COLLECTED MATERIAL:

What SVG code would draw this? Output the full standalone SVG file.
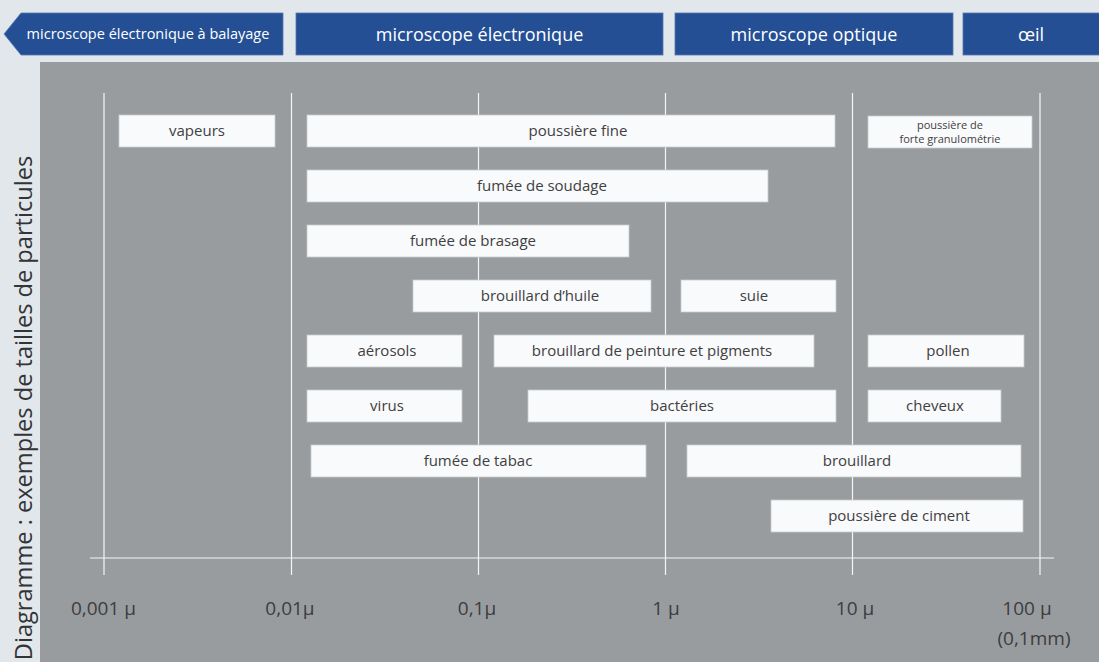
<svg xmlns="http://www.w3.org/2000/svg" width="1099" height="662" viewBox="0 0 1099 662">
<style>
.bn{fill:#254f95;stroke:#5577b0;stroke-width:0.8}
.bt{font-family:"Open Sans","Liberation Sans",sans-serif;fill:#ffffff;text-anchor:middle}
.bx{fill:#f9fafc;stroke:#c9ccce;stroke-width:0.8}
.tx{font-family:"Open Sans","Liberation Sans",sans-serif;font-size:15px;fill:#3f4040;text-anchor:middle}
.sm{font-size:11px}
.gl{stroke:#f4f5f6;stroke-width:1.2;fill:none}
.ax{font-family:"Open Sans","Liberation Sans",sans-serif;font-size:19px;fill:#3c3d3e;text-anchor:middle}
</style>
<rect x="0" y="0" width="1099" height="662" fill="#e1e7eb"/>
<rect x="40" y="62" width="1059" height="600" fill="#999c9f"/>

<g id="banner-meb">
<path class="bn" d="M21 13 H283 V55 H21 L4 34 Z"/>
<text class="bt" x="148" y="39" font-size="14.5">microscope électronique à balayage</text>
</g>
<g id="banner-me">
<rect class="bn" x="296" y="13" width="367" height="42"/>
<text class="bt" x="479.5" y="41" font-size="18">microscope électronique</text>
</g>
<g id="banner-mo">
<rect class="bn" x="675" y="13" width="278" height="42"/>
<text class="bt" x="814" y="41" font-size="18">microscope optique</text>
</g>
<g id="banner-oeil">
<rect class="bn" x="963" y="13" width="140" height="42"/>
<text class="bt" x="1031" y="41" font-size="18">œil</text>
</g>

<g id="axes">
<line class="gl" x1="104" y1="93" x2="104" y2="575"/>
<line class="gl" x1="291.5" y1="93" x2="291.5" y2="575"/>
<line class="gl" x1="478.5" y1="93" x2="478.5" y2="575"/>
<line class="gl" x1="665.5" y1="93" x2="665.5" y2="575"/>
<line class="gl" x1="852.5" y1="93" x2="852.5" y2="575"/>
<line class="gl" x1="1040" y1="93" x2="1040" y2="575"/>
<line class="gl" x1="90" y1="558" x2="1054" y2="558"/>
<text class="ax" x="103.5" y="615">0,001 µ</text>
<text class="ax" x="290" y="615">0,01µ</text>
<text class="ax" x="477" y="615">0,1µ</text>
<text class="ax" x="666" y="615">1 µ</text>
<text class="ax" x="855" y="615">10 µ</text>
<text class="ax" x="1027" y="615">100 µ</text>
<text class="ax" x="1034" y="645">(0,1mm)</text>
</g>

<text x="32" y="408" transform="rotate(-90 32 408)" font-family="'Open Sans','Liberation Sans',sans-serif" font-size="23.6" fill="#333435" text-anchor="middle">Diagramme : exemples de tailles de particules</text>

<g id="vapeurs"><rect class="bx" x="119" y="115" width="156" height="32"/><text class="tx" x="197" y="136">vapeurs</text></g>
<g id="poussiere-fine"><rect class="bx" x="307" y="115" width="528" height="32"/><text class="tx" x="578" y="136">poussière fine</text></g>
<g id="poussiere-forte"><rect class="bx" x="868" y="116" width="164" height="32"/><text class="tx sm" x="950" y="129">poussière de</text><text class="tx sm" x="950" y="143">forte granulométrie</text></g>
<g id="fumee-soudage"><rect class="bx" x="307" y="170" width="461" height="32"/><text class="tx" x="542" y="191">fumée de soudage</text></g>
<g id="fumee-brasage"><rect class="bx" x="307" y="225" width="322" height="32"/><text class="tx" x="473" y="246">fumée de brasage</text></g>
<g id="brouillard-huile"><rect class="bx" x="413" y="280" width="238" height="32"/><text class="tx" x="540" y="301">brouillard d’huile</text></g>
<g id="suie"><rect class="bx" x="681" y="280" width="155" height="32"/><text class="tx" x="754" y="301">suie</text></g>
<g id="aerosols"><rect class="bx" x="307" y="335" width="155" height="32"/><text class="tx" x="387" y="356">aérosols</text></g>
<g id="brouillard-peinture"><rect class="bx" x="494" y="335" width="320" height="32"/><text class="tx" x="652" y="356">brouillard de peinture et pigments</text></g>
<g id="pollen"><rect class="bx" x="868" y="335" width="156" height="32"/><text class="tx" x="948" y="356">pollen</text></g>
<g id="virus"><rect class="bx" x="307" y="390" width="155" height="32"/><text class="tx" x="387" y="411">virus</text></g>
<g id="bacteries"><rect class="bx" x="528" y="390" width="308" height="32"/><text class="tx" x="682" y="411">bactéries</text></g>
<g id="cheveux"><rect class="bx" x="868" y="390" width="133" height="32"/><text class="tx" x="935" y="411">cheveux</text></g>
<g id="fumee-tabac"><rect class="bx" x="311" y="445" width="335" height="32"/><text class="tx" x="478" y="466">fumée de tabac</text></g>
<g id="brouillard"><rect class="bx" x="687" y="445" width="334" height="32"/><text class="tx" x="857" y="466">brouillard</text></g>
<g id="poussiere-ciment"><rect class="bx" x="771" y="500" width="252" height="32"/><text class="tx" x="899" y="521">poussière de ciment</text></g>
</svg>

GOAL OF THE EXERCISE: In the copy, include no pictures; restate the listing above exactly.

SOLUTION TO THIS PROBLEM:
What SVG code would draw this? Output the full standalone SVG file.
<svg xmlns="http://www.w3.org/2000/svg" width="1099" height="662" viewBox="0 0 1099 662">
<style>
.bn{fill:#254f95;stroke:#5577b0;stroke-width:0.8}
.bt{font-family:"Open Sans","Liberation Sans",sans-serif;fill:#ffffff;text-anchor:middle}
.bx{fill:#f9fafc;stroke:#c9ccce;stroke-width:0.8}
.tx{font-family:"Open Sans","Liberation Sans",sans-serif;font-size:15px;fill:#3f4040;text-anchor:middle}
.sm{font-size:11px}
.gl{stroke:#f4f5f6;stroke-width:1.2;fill:none}
.ax{font-family:"Open Sans","Liberation Sans",sans-serif;font-size:19px;fill:#3c3d3e;text-anchor:middle}
</style>
<rect x="0" y="0" width="1099" height="662" fill="#e1e7eb"/>
<rect x="40" y="62" width="1059" height="600" fill="#999c9f"/>

<g id="banner-meb">
<path class="bn" d="M21 13 H283 V55 H21 L4 34 Z"/>
<text class="bt" x="148" y="39" font-size="14.5">microscope électronique à balayage</text>
</g>
<g id="banner-me">
<rect class="bn" x="296" y="13" width="367" height="42"/>
<text class="bt" x="479.5" y="41" font-size="18">microscope électronique</text>
</g>
<g id="banner-mo">
<rect class="bn" x="675" y="13" width="278" height="42"/>
<text class="bt" x="814" y="41" font-size="18">microscope optique</text>
</g>
<g id="banner-oeil">
<rect class="bn" x="963" y="13" width="140" height="42"/>
<text class="bt" x="1031" y="41" font-size="18">œil</text>
</g>

<g id="axes">
<line class="gl" x1="104" y1="93" x2="104" y2="575"/>
<line class="gl" x1="291.5" y1="93" x2="291.5" y2="575"/>
<line class="gl" x1="478.5" y1="93" x2="478.5" y2="575"/>
<line class="gl" x1="665.5" y1="93" x2="665.5" y2="575"/>
<line class="gl" x1="852.5" y1="93" x2="852.5" y2="575"/>
<line class="gl" x1="1040" y1="93" x2="1040" y2="575"/>
<line class="gl" x1="90" y1="558" x2="1054" y2="558"/>
<text class="ax" x="103.5" y="615">0,001 µ</text>
<text class="ax" x="290" y="615">0,01µ</text>
<text class="ax" x="477" y="615">0,1µ</text>
<text class="ax" x="666" y="615">1 µ</text>
<text class="ax" x="855" y="615">10 µ</text>
<text class="ax" x="1027" y="615">100 µ</text>
<text class="ax" x="1034" y="645">(0,1mm)</text>
</g>

<text x="32" y="408" transform="rotate(-90 32 408)" font-family="'Open Sans','Liberation Sans',sans-serif" font-size="23.6" fill="#333435" text-anchor="middle">Diagramme : exemples de tailles de particules</text>

<g id="vapeurs"><rect class="bx" x="119" y="115" width="156" height="32"/><text class="tx" x="197" y="136">vapeurs</text></g>
<g id="poussiere-fine"><rect class="bx" x="307" y="115" width="528" height="32"/><text class="tx" x="578" y="136">poussière fine</text></g>
<g id="poussiere-forte"><rect class="bx" x="868" y="116" width="164" height="32"/><text class="tx sm" x="950" y="129">poussière de</text><text class="tx sm" x="950" y="143">forte granulométrie</text></g>
<g id="fumee-soudage"><rect class="bx" x="307" y="170" width="461" height="32"/><text class="tx" x="542" y="191">fumée de soudage</text></g>
<g id="fumee-brasage"><rect class="bx" x="307" y="225" width="322" height="32"/><text class="tx" x="473" y="246">fumée de brasage</text></g>
<g id="brouillard-huile"><rect class="bx" x="413" y="280" width="238" height="32"/><text class="tx" x="540" y="301">brouillard d’huile</text></g>
<g id="suie"><rect class="bx" x="681" y="280" width="155" height="32"/><text class="tx" x="754" y="301">suie</text></g>
<g id="aerosols"><rect class="bx" x="307" y="335" width="155" height="32"/><text class="tx" x="387" y="356">aérosols</text></g>
<g id="brouillard-peinture"><rect class="bx" x="494" y="335" width="320" height="32"/><text class="tx" x="652" y="356">brouillard de peinture et pigments</text></g>
<g id="pollen"><rect class="bx" x="868" y="335" width="156" height="32"/><text class="tx" x="948" y="356">pollen</text></g>
<g id="virus"><rect class="bx" x="307" y="390" width="155" height="32"/><text class="tx" x="387" y="411">virus</text></g>
<g id="bacteries"><rect class="bx" x="528" y="390" width="308" height="32"/><text class="tx" x="682" y="411">bactéries</text></g>
<g id="cheveux"><rect class="bx" x="868" y="390" width="133" height="32"/><text class="tx" x="935" y="411">cheveux</text></g>
<g id="fumee-tabac"><rect class="bx" x="311" y="445" width="335" height="32"/><text class="tx" x="478" y="466">fumée de tabac</text></g>
<g id="brouillard"><rect class="bx" x="687" y="445" width="334" height="32"/><text class="tx" x="857" y="466">brouillard</text></g>
<g id="poussiere-ciment"><rect class="bx" x="771" y="500" width="252" height="32"/><text class="tx" x="899" y="521">poussière de ciment</text></g>
</svg>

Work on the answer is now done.